非言論の不自由

池田信夫 blog : 言論の自由を圧殺する「自由報道協会」 - ライブドアブログ


この手の行為を見て「言論の自由を圧殺する」ものだというのは、原発肯定・否定に関わらず多くの人が抱く感情だろう。俺もそう感じる。


この手のことがしばしば起きるのはなぜなのか?


一つの考えとしては「彼は(自己の考える)正義のためには言論を圧殺しても止むを得ないと思っている」というものだろう。


しかし、それよりも「彼には言論を圧殺しているという自覚がない」という可能性の方が高いのではないかと思う。


すなわち、彼が圧殺しようとしているのは彼の中では「言論ではないもの(非言論)」なのであるという可能性。


ここでいう「非言論」とは、「最低限の知能を持つ者が自由な意思によって考察した結論としてはありえない発言」という意味であり、そのような発言がは「無知に基づく妄想・精神を異常をきたした者の意味不明な発言・嘘であることを知っているにもかかわらず邪な動機により発せられた言葉」に違いないということだ。
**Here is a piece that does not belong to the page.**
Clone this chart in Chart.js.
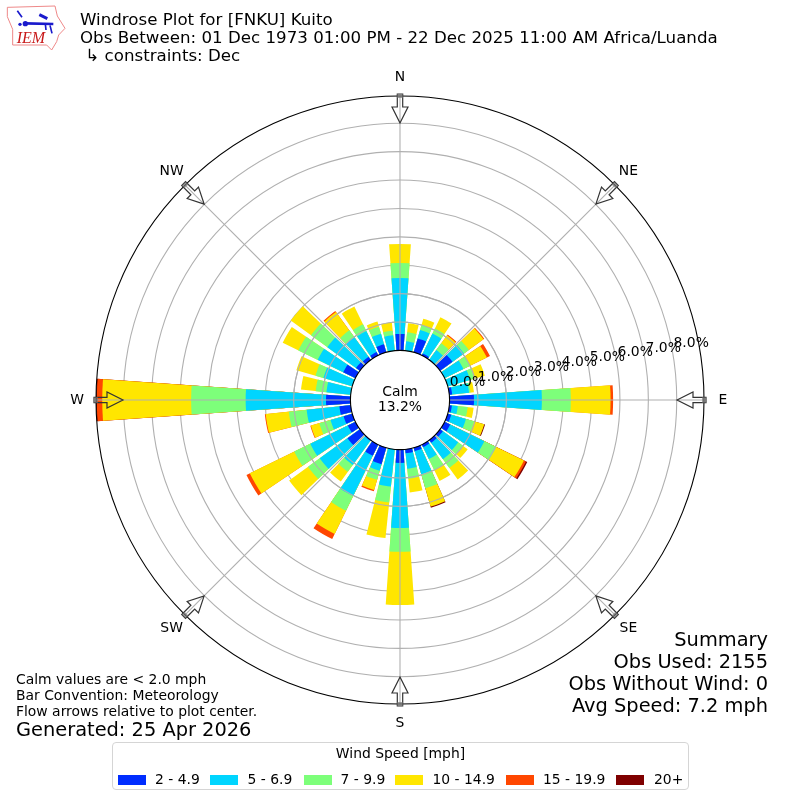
<!DOCTYPE html>
<html lang="en">
<head>
    <meta charset="UTF-8">
    <title>Windrose Plot for [FNKU] Kuito</title>
    <script src="https://cdn.jsdelivr.net/npm/chart.js"></script>
    <style>
        body {
            margin: 0;
            background: #fff;
            font-family: "DejaVu Sans", sans-serif;
            color: #000;
        }
        #wrap {
            position: relative;
            width: 800px;
            height: 800px;
            overflow: hidden;
        }
        canvas { position: absolute; left: 0; top: 0; }
        .t {
            position: absolute;
            white-space: pre;
            line-height: 1;
        }
        #logo { position: absolute; left: 0; top: 0; }
        #legend {
            position: absolute;
            left: 112px;
            top: 742px;
            width: 575px;
            height: 46px;
            border: 1px solid #d5d5d5;
            border-radius: 4px;
            background: #fff;
        }
        .swatch { position: absolute; top: 32px; width: 28px; height: 10px; }
    </style>
</head>
<body>
<div id="wrap">
    <canvas id="rose" width="800" height="800"></canvas>
    <svg id="logo" width="70" height="54" viewBox="0 0 210 162">
        <path d="M22 22 L165 18 L172 48 L195 85 L176 105 L170 125 L155 150 L140 135 L38 135 L38 88 L22 50 Z"
              fill="#fff" stroke="#e88" stroke-width="3"/>
        <path d="M75 70 L160 72" stroke="#1a1acc" stroke-width="8"/>
        <path d="M118 44 L142 56" stroke="#1a1acc" stroke-width="9"/>
        <path d="M52 32 L66 52 M136 72 L138 90 M150 76 L156 100" stroke="#1a1acc" stroke-width="5"/>
        <circle cx="76" cy="71" r="8" fill="#1a1acc"/>
        <circle cx="60" cy="73" r="5" fill="#1a1acc"/>
        <text x="50" y="130" font-family="Liberation Serif" font-style="italic" font-size="48" fill="#c81818">IEM</text>
    </svg>
    <div class="t" style="left:80px;top:12px;font-size:16.67px">Windrose Plot for [FNKU] Kuito</div>
    <div class="t" style="left:80px;top:30px;font-size:16.67px">Obs Between: 01 Dec 1973 01:00 PM - 22 Dec 2025 11:00 AM Africa/Luanda</div>
    <div class="t" style="left:80px;top:48px;font-size:16.67px"> ↳ constraints: Dec</div>

    <div class="t" style="left:350px;width:100px;text-align:center;top:385px;font-size:13.9px">Calm</div>
    <div class="t" style="left:350px;width:100px;text-align:center;top:400px;font-size:13.9px">13.2%</div>

    <div class="t" style="right:32px;top:630px;font-size:19.4px">Summary</div>
    <div class="t" style="right:32px;top:652px;font-size:19.4px">Obs Used: 2155</div>
    <div class="t" style="right:32px;top:674px;font-size:19.4px">Obs Without Wind: 0</div>
    <div class="t" style="right:32px;top:696px;font-size:19.4px">Avg Speed: 7.2 mph</div>

    <div class="t" style="left:16px;top:673px;font-size:13.9px">Calm values are &lt; 2.0 mph</div>
    <div class="t" style="left:16px;top:689px;font-size:13.9px">Bar Convention: Meteorology</div>
    <div class="t" style="left:16px;top:705px;font-size:13.9px">Flow arrows relative to plot center.</div>
    <div class="t" style="left:16px;top:720px;font-size:19.4px">Generated: 25 Apr 2026</div>

    <div id="legend"></div>
</div>

<script>
    // percent of obs per direction, N then clockwise every 10 degrees
    const directions = [0,10,20,30,40,50,60,70,80,90,100,110,120,130,140,150,160,170,
                        180,190,200,210,220,230,240,250,260,270,280,290,300,310,320,330,340,350];
    const speed2to5   = [.58,0,.51,.08,.02,.54,0,0,.1,.86,.09,.13,.22,.12,.12,.1,.13,.14,
                         .47,0,.61,.44,.03,.54,.3,.32,.4,.86,0,0,.48,.17,.14,.13,.3,0];
    const speed5to7   = [1.97,.33,.31,.78,.41,.5,.74,.82,.6,2.39,.21,.54,1.34,.67,.71,.47,.84,.55,
                         2.29,1.32,.24,1.58,1.05,1.21,1.47,.48,1.16,2.83,.86,1.06,1.0,1.25,.86,.83,.38,.55];
    const speed7to10  = [.53,.32,.18,.2,.29,.21,.26,.16,.05,1.02,.35,.3,.47,.21,.38,.43,.52,.35,
                         .84,.56,.33,.57,.3,.51,.63,.41,.63,1.92,.38,.29,.76,.71,.29,.26,.26,.16];
    const speed10to15 = [.67,.32,.23,.44,.35,.64,.66,.38,.12,1.4,.21,.37,1.08,.2,.5,.43,.67,.49,
                         1.87,1.26,.37,.91,.42,.82,1.74,.31,.82,3.13,.52,.7,.61,.88,.8,.7,.19,.29];
    const speed15to20 = [0,0,0,0,.04,.03,.12,0,0,.09,0,0,.08,0,0,0,0,0,
                         0,0,.05,.2,0,0,.13,.02,.03,.19,0,0,0,0,.04,0,0,0];
    const speed20up   = [0,0,0,0,0,0,0,0,0,0,0,.03,.05,0,0,0,.04,0,
                         0,0,0,0,0,0,0,0,0,.03,0,0,0,0,0,0,0,0];

    const speedBins = ['2 - 4.9', '5 - 6.9', '7 - 9.9', '10 - 14.9', '15 - 19.9', '20+'];
    const speedColors = ['#002dff', '#00d5ff', '#7dff7a', '#ffe600', '#ff4700', '#7f0000'];
    const speedSeries = [speed2to5, speed5to7, speed7to10, speed10to15, speed15to20, speed20up];

    const ringValues = [0, 1, 2, 3, 4, 5, 6, 7, 8];
    const tickLabels = ['0.0%', '1.0%', '2.0%', '3.0%', '4.0%', '5.0%', '6.0%', '7.0%', '8.0%'];
    const compassNames = ['N', 'NE', 'E', 'SE', 'S', 'SW', 'W', 'NW'];
    const compassAngles = [0, 45, 90, 135, 180, 225, 270, 315];
    // the two inner rings show over the bars in the original, the others go behind them
    const ringsOverBars = [1, 2];

    const rMin = -1.746;
    const rMax = 8.96;
    const barDeg = 8;
    const gapDeg = 2;

    // polar area arcs always start at the center, so stack by drawing cumulative
    // totals on top of each other (dataset 0 is painted last) and cover the hole later.
    // Every bar is followed by an empty slot, that makes the gap between bars.
    const labels = [];
    directions.forEach(d => { labels.push(d + '°'); labels.push(''); });

    const running = directions.map(() => 0);
    const datasets = speedSeries.map((series, s) => {
        const data = [];
        series.forEach((v, i) => {
            running[i] += v;
            // empty bins stay null, otherwise their arc edge shows as a dark fringe
            data.push(v > 0 ? running[i] : null);
            data.push(null);
        });
        return {
            label: speedBins[s],
            data: data,
            backgroundColor: speedColors[s],
            borderWidth: 0,
            angle: ctx => (ctx.dataIndex % 2 ? gapDeg : barDeg)
        };
    });

    function polar(scale, deg, r) {
        const a = (deg - 90) * Math.PI / 180;
        return [scale.xCenter + r * Math.cos(a), scale.yCenter + r * Math.sin(a)];
    }

    function drawArrow(ctx, scale, deg) {
        // outline arrow sitting on the rim, pointing at the center
        ctx.save();
        ctx.translate(scale.xCenter, scale.yCenter);
        ctx.rotate((deg - 90) * Math.PI / 180);
        ctx.beginPath();
        ctx.moveTo(277, 0);
        ctx.lineTo(293, -8);
        ctx.lineTo(293, -2.7);
        ctx.lineTo(306, -2.7);
        ctx.lineTo(306, 2.7);
        ctx.lineTo(293, 2.7);
        ctx.lineTo(293, 8);
        ctx.closePath();
        ctx.strokeStyle = '#333';
        ctx.lineWidth = 1.2;
        ctx.stroke();
        ctx.fillStyle = 'rgba(120,120,120,0.7)';
        ctx.fillRect(302, -2.7, 4, 5.4);
        ctx.restore();
    }

    const roseExtras = {
        id: 'roseExtras',
        afterDatasetsDraw(chart) {
            const ctx = chart.ctx;
            const scale = chart.scales.r;
            const rim = scale.getDistanceFromCenterForValue(rMax);
            const hole = scale.getDistanceFromCenterForValue(0);
            ctx.save();
            ctx.strokeStyle = '#b0b0b0';
            ctx.lineWidth = 1.1;
            ringsOverBars.forEach(v => {
                ctx.beginPath();
                ctx.arc(scale.xCenter, scale.yCenter, scale.getDistanceFromCenterForValue(v), 0, Math.PI * 2);
                ctx.stroke();
            });
            // spokes
            compassAngles.forEach(deg => {
                const p = polar(scale, deg, rim);
                ctx.beginPath();
                ctx.moveTo(scale.xCenter, scale.yCenter);
                ctx.lineTo(p[0], p[1]);
                ctx.stroke();
            });
            // center hole
            ctx.beginPath();
            ctx.arc(scale.xCenter, scale.yCenter, hole, 0, Math.PI * 2);
            ctx.fillStyle = '#fff';
            ctx.fill();
            ctx.strokeStyle = '#000';
            ctx.lineWidth = 1.1;
            ctx.stroke();
            // outer rim
            ctx.beginPath();
            ctx.arc(scale.xCenter, scale.yCenter, rim, 0, Math.PI * 2);
            ctx.stroke();
            ctx.restore();
        },
        afterDraw(chart) {
            const ctx = chart.ctx;
            const scale = chart.scales.r;
            ctx.save();
            ctx.fillStyle = '#000';
            ctx.font = '13.9px "DejaVu Sans"';
            compassAngles.forEach((deg, i) => {
                drawArrow(ctx, scale, deg);
                const p = polar(scale, deg, 323);
                ctx.textAlign = 'center';
                ctx.textBaseline = 'middle';
                ctx.fillStyle = '#000';
                ctx.fillText(compassNames[i], p[0], p[1]);
            });
            // radial labels run along the 80 degree ray
            ctx.textAlign = 'left';
            ctx.textBaseline = 'bottom';
            ringValues.forEach((v, i) => {
                const p = polar(scale, 80, scale.getDistanceFromCenterForValue(v));
                ctx.fillText(tickLabels[i], p[0] + 1, p[1] - 2);
            });
            ctx.restore();
        }
    };

    new Chart(document.getElementById('rose'), {
        type: 'polarArea',
        data: { labels: labels, datasets: datasets },
        plugins: [roseExtras],
        options: {
            responsive: false,
            animation: false,
            layout: { padding: 96 },
            plugins: {
                legend: { display: false },
                tooltip: { enabled: false }
            },
            scales: {
                r: {
                    min: rMin,
                    max: rMax,
                    startAngle: -barDeg / 2,
                    ticks: { display: false },
                    pointLabels: { display: false },
                    angleLines: { display: false },
                    afterBuildTicks: scale => {
                        scale.ticks = [rMin].concat(ringValues.slice(1)).map(v => ({ value: v }));
                    },
                    grid: {
                        circular: true,
                        lineWidth: 1.1,
                        color: '#b0b0b0'
                    }
                }
            }
        }
    });

    // legend
    const legendBox = document.getElementById('legend');
    const swatchLeft = [5, 97, 190.5, 282, 393, 503];
    const textLeft = [42, 134.5, 227.5, 319.5, 430, 541];
    const legendTitle = document.createElement('div');
    legendTitle.className = 't';
    legendTitle.style.cssText = 'left:0;width:100%;text-align:center;top:4px;font-size:13.9px';
    legendTitle.textContent = 'Wind Speed [mph]';
    legendBox.appendChild(legendTitle);
    speedBins.forEach((name, i) => {
        const sw = document.createElement('div');
        sw.className = 'swatch';
        sw.style.left = swatchLeft[i] + 'px';
        sw.style.background = speedColors[i];
        legendBox.appendChild(sw);
        const tx = document.createElement('div');
        tx.className = 't';
        tx.style.cssText = 'top:30px;font-size:13.9px;left:' + textLeft[i] + 'px';
        tx.textContent = name;
        legendBox.appendChild(tx);
    });
</script>
</body>
</html>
ちなみに大多数の人が北朝鮮言論の自由のない国だと考えているだろうけれど、北朝鮮の自己認識としては言論の自由はあるのであり、それは憲法にも明示してあるのだ。彼らは無知な人は教育施設、精神に障害のある者は病院に収容させてあげているだけなのだ。もちろん罰ではなくて福祉である(と考えているのだろう)。そして邪な動機により嘘をつく者は国家転覆を意図したとか人心紊乱などの反社会的行為によって罰せられるのであって、言論そのものを罰したのではないのだ(と考えているのだろう)。


であるなら、「非言論」をいくら圧殺しようが、「言論の自由」は守られるのであり、それどころか自らを言論の自由の守護者であるとナチュラルに主張することも可能になるのだ。


そして、これが恐ろしいのは程度の差はあれ、おそらくほとんどの人(勿論俺も含む)が余程の細心の注意をしていなければ、無自覚にこれと同じことをしてしまうかもしれないということだ。


池田信夫 blogの記事を見てけしからんと思った人(俺も含む)が、そう思いつつ自分もそんなことをする(あるいは既にしている)かもしれないのだ。


※なお、数日前に書いた「間違った科学、つまり非科学」という記事における森博嗣氏の「非科学」の定義も「非言論」と同じような匂いを感じ取ったので書いたものである。